● Work to complete: Retype the whole listing verbatim and keep the pictures out of it.

● Data shown:
•••
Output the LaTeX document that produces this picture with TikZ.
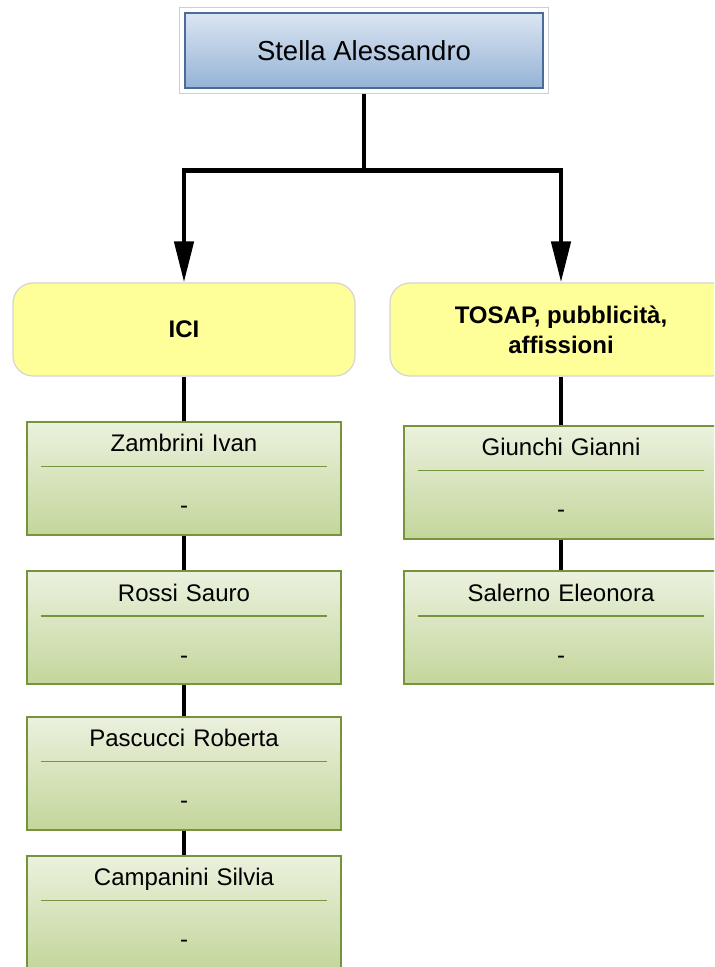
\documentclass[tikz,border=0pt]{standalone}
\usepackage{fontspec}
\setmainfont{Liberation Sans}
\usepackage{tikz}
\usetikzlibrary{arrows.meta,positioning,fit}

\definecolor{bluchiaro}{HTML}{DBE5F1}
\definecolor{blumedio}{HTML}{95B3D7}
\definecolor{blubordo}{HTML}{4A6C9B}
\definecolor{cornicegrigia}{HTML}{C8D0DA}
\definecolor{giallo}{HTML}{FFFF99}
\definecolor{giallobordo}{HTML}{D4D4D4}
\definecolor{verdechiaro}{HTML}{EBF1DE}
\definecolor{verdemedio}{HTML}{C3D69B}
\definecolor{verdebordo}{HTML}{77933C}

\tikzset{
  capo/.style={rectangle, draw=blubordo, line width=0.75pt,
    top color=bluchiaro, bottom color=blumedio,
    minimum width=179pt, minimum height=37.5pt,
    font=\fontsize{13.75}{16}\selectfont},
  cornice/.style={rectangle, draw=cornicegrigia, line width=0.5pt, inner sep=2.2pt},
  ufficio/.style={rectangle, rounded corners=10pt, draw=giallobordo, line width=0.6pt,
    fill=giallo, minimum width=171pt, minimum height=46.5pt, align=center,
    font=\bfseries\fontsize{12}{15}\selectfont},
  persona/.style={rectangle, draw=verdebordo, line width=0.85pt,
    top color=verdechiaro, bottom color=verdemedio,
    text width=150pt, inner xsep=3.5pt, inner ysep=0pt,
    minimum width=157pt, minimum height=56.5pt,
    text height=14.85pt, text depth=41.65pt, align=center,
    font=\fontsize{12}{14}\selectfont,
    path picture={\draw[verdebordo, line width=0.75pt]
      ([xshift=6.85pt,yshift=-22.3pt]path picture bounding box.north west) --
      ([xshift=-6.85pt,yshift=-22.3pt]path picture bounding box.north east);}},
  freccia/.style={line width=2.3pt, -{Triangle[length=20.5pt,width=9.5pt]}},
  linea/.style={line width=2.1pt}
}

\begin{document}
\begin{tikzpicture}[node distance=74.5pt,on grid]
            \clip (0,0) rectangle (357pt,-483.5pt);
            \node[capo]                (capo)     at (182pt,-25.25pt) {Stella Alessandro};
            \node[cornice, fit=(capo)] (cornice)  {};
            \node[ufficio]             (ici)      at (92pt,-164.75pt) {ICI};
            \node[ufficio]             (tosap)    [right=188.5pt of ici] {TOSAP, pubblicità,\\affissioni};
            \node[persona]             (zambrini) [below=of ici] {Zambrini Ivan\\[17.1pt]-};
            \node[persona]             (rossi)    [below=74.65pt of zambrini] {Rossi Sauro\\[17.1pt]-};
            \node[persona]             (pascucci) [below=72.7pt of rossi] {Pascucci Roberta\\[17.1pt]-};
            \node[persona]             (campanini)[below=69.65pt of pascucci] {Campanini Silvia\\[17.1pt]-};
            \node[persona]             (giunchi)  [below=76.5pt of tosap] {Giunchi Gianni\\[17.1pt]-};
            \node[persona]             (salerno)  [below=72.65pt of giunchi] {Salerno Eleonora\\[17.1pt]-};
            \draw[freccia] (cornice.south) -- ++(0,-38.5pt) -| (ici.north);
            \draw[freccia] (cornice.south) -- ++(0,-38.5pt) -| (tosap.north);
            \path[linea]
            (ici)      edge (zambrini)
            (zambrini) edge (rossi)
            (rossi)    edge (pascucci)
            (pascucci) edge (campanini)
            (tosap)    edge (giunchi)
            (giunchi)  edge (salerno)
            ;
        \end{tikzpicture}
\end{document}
•••
● Output for this exercise:
Output the LaTeX document that produces this picture with TikZ.
\documentclass[tikz,border=0pt]{standalone}
\usepackage{fontspec}
\setmainfont{Liberation Sans}
\usepackage{tikz}
\usetikzlibrary{arrows.meta,positioning,fit}

\definecolor{bluchiaro}{HTML}{DBE5F1}
\definecolor{blumedio}{HTML}{95B3D7}
\definecolor{blubordo}{HTML}{4A6C9B}
\definecolor{cornicegrigia}{HTML}{C8D0DA}
\definecolor{giallo}{HTML}{FFFF99}
\definecolor{giallobordo}{HTML}{D4D4D4}
\definecolor{verdechiaro}{HTML}{EBF1DE}
\definecolor{verdemedio}{HTML}{C3D69B}
\definecolor{verdebordo}{HTML}{77933C}

\tikzset{
  capo/.style={rectangle, draw=blubordo, line width=0.75pt,
    top color=bluchiaro, bottom color=blumedio,
    minimum width=179pt, minimum height=37.5pt,
    font=\fontsize{13.75}{16}\selectfont},
  cornice/.style={rectangle, draw=cornicegrigia, line width=0.5pt, inner sep=2.2pt},
  ufficio/.style={rectangle, rounded corners=10pt, draw=giallobordo, line width=0.6pt,
    fill=giallo, minimum width=171pt, minimum height=46.5pt, align=center,
    font=\bfseries\fontsize{12}{15}\selectfont},
  persona/.style={rectangle, draw=verdebordo, line width=0.85pt,
    top color=verdechiaro, bottom color=verdemedio,
    text width=150pt, inner xsep=3.5pt, inner ysep=0pt,
    minimum width=157pt, minimum height=56.5pt,
    text height=14.85pt, text depth=41.65pt, align=center,
    font=\fontsize{12}{14}\selectfont,
    path picture={\draw[verdebordo, line width=0.75pt]
      ([xshift=6.85pt,yshift=-22.3pt]path picture bounding box.north west) --
      ([xshift=-6.85pt,yshift=-22.3pt]path picture bounding box.north east);}},
  freccia/.style={line width=2.3pt, -{Triangle[length=20.5pt,width=9.5pt]}},
  linea/.style={line width=2.1pt}
}

\begin{document}
\begin{tikzpicture}[node distance=74.5pt,on grid]
            \clip (0,0) rectangle (357pt,-483.5pt);
            \node[capo]                (capo)     at (182pt,-25.25pt) {Stella Alessandro};
            \node[cornice, fit=(capo)] (cornice)  {};
            \node[ufficio]             (ici)      at (92pt,-164.75pt) {ICI};
            \node[ufficio]             (tosap)    [right=188.5pt of ici] {TOSAP, pubblicità,\\affissioni};
            \node[persona]             (zambrini) [below=of ici] {Zambrini Ivan\\[17.1pt]-};
            \node[persona]             (rossi)    [below=74.65pt of zambrini] {Rossi Sauro\\[17.1pt]-};
            \node[persona]             (pascucci) [below=72.7pt of rossi] {Pascucci Roberta\\[17.1pt]-};
            \node[persona]             (campanini)[below=69.65pt of pascucci] {Campanini Silvia\\[17.1pt]-};
            \node[persona]             (giunchi)  [below=76.5pt of tosap] {Giunchi Gianni\\[17.1pt]-};
            \node[persona]             (salerno)  [below=72.65pt of giunchi] {Salerno Eleonora\\[17.1pt]-};
            \draw[freccia] (cornice.south) -- ++(0,-38.5pt) -| (ici.north);
            \draw[freccia] (cornice.south) -- ++(0,-38.5pt) -| (tosap.north);
            \path[linea]
            (ici)      edge (zambrini)
            (zambrini) edge (rossi)
            (rossi)    edge (pascucci)
            (pascucci) edge (campanini)
            (tosap)    edge (giunchi)
            (giunchi)  edge (salerno)
            ;
        \end{tikzpicture}
\end{document}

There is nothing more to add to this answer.